Table 1 Compressed image by GMPR used in the audio

As shown in Table 1, block sizes of 8 × 8 (light grey) yield larger image sizes than block sizes of 16 × 16 (dark grey). The result is that we can embed only two images of 8 × 8 block size into the audio file, while we can embed four 16 × 16 block images into the same audio file. The perceptual assessment of the stego-audio file of the proposed work is almost the same when compared with the original audio file, it is hard to notice any difference. As presented in Table 1, the SNR and PSNR values of proposed work are high. High values mean that the hidden message remains undetected or it is hard to notice. By using 6 LSB, the information embedding capacity is high.

Figure 7 depicts the difference between the original audio file and the stego-audio file using the proposed method. The stego-audio file after embedding 2 images with 8 × 8 block compression is shown in Fig. 7a, and the stego-audio file after embedding 4 images with 16x16 block compression is shown in Fig. 7b. Both are almost identical as compared with the original audio file.

Fig. 7
figure 7

Deviation between the original and stego-audio files

Figure 8 shows that before and after embedding, the overall size of the audio file remains the same. Thus, the audio steganography is successful as there are undetectable or non-audible differences between the original and the stego-files. The original cover audio sample is shown in Fig. 8a, the stego wav file after embedding 2 images (8 × 8) is shown in Fig. 8b, and the stego wav file after embedding 4 images (16 × 16) is shown in Fig. 8c.

Fig. 8
figure 8

The waveform of original and stego-audio files using the proposed methods

Comparison with JPEG

JPEG is a main technique used in many digital image processing applications and digital video processing, for this reason we chose this technique to compare with our approach [19]. Another reason is that JPEG is based on the DCT, and, by necessity, there are a few steps in the JPEG technique that are similar to our compression–encryption method [17]. The assessment presented here focuses on image quality (root mean square error—RMSE) [17, 18] and compression ratios, before engaging with the steganography method. Table 2 shows our compression–encryption method results, while Table 3 shows the comparison between our method and JPEG technique. Figures 9 and 10 show the decompressed images by our method and JPEG technique, respectively.

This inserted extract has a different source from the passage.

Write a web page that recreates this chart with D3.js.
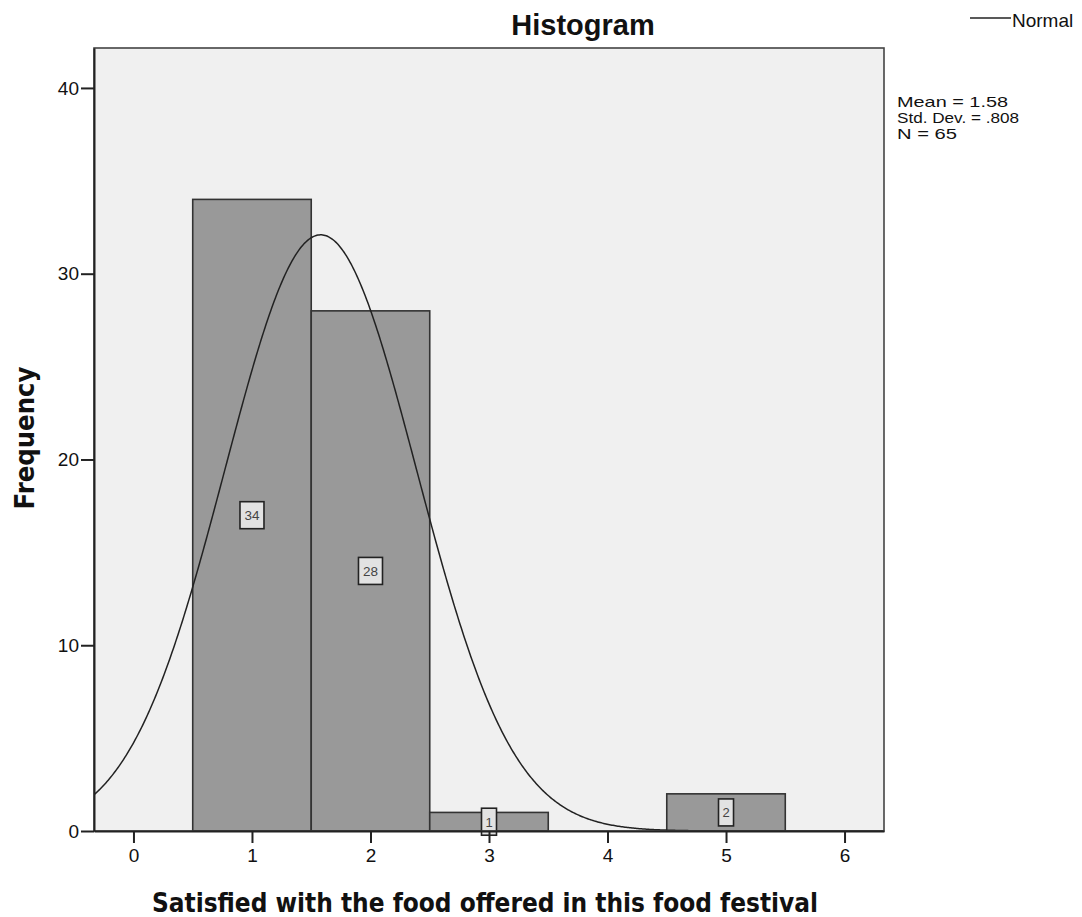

Table 2 Compression method results
Table 3 Comparison of our method results with JPEG technique
Fig. 9
figure 9

(Left): Original 2D images with different dimensions. (Middle and right), decompressed 2D images by the GMPR compression–encryption method representing high- and low-resolution images, respectively

Fig. 10
figure 10

Decompressed 2D images by JPEG technique at higher compression ratios


A new method for embedding image data into audio files using random and higher LSB audio steganography has been successfully demonstrated in this paper. The proposed technique offers large capacity for secret message embedding, it is robust, and the quality of embedded images is not reduced by noise or other artefact distortions. The proposed technique is robust to stego-analysis attacks because in the cover audio file more than one bit has been changed to produce the stego-file. The resulting stego-audio file has high PSNR and SNR ratios indicating small noise distortions. Perceptually, the resulting stego-audio file is almost identical to the cover audio file, so the embedding is imperceptible.

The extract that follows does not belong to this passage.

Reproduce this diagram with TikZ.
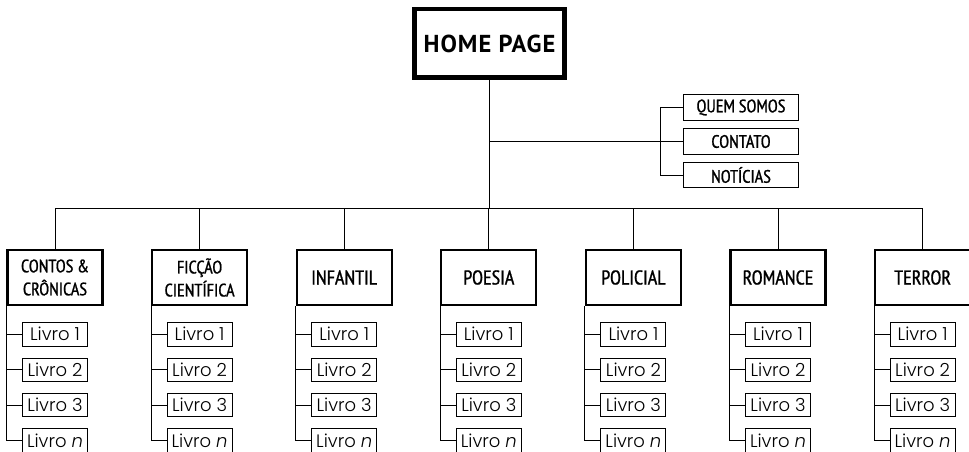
\documentclass[tikz,border=0pt]{standalone}
\usepackage{fontspec}
\setsansfont{PT Sans Narrow}
\newfontfamily\homefont[LetterSpace=4]{PT Sans}
\newfontfamily\bookfont{Poppins Light}
\usepackage{tikz}
\usetikzlibrary{positioning}
\definecolor{ink}{HTML}{000000}
\tikzset{
  link/.style={draw=ink, line width=1pt},
  home/.style={draw=ink, line width=4.5pt, minimum width=150, minimum height=68.5, inner sep=0pt, font=\homefont\bfseries\fontsize{24.5}{26}\selectfont},
  info/.style={draw=ink, line width=1.3pt, minimum width=115, minimum height=25.5, inner sep=0pt, font=\sffamily\fontsize{18}{20}\selectfont\addfontfeature{FakeBold=1}},
  cat/.style={draw=ink, line width=2.2pt, minimum width=95, minimum height=55, inner sep=0pt, align=center, font=\sffamily\fontsize{20}{22}\selectfont\addfontfeature{FakeBold=1}},
  cattwo/.style={cat, font=\sffamily\fontsize{18}{23}\selectfont\addfontfeature{FakeBold=1}},
  book/.style={draw=ink, line width=0.9pt, minimum width=65, minimum height=23.5, inner sep=0pt, font=\bookfont\fontsize{18}{18}\selectfont},
}
\begin{document}
\begin{tikzpicture}[x=1pt, y=-1pt, node distance=11pt]
  \useasboundingbox (0,0) rectangle (969,452);
  \node[home] (home) at (489.5,43.5) {HOME PAGE};
  \node[info] (quem) at (741,107.5) {QUEM SOMOS};
  \node[info] (contato) at (741,141.5) {CONTATO};
  \node[info] (noticias) at (741,175) {NOTÍCIAS};
  \coordinate (busy) at (0,208);
  \foreach \name/\kind/\txt [count=\i] in {contos/cattwo/{CONTOS \&\\CRÔNICAS}, ficcao/cattwo/{FICÇÃO\\CIENTÍFICA},
      infantil/cat/INFANTIL, poesia/cat/POESIA, policial/cat/POLICIAL, romance/cat/ROMANCE, terror/cat/TERROR} {
    \node[\kind] (\name) at ({55+144.6*(\i-1)},277.5) {\txt};
    \node[book, below=16pt of \name] (\name1) {Livro 1};
    \node[book, below=of \name1] (\name2) {Livro 2};
    \node[book, below=of \name2] (\name3) {Livro 3};
    \node[book, below=of \name3] (\name4) {Livro {\itshape n}};
    \draw[link] (\name.south west) |- (\name4.west);
    \foreach \k in {1,2,3}
      \draw[link] (\name.south west |- \name\k.west) -- (\name\k.west);
    \draw[link] (\name.north) -- (\name.north |- busy);
  }
  \draw[link] (home.south) -- (home.south |- busy);
  \draw[link] (contos.north |- busy) -- (terror.north |- busy);
  \draw[link] (home.south |- contato.west) -- (contato.west);
  \draw[link] (quem.west) -- ++(-22,0) |- (noticias.west);
\end{tikzpicture}
\end{document}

The analysis of the proposed algorithms indicates that the most important aspects of the method and their role in providing robust embedding and recovering of high-quality image with high compression ratios are as follows:

  1. 1.

    As a first step, DCT was applied to block sizes 8x8 and 16x16, after that the DC components and AC coefficients are split into two different matrices, and each of these matrices is coded separately.

  2. 2.

    Normally, the AC coefficients contain a large number of zeros. The elimination of zero data and the keeping of significant information by the matrix minimization algorithm reduces the AC-Matrix contents by more than 80%.

  3. 3.

    The matrix minimization algorithm replaces each three coefficients from the AC coefficients by a single floating-point value leading to increased compression ratios.

  4. 4.

    At decompression stage, the BS-Algorithm is the engine for estimating the original data from the E-Array and relies on the key values and the availability of a set of unique data.

  5. 5.

    The keys used in the compression–encryption method are data-dependent, and, without the keys, images cannot be decoded. For this reason, the method is referred to as image compression–encryption and suitable for secure transmission and storage of data.

  6. 6.

    The compression–encryption image algorithm was tested on grey images at high compression ratios and compared with the JPEG technique. Results demonstrate that our method is more suitable than JPEG for steganography yielding higher compression ratios as shown in Table 3.

Finally, Table 1 has shown that the proposed technique yields SNR over 61% which is higher than work reported in the literature. In addition, the proposed method offers a level of security that is unmatched by current work. We understand that developing steganography methods that are at the same time highly secure and highly robust are difficult to achieve. We demonstrated methods that make a significant contribution towards such requirements so that future work will be focused on improving on those requirements.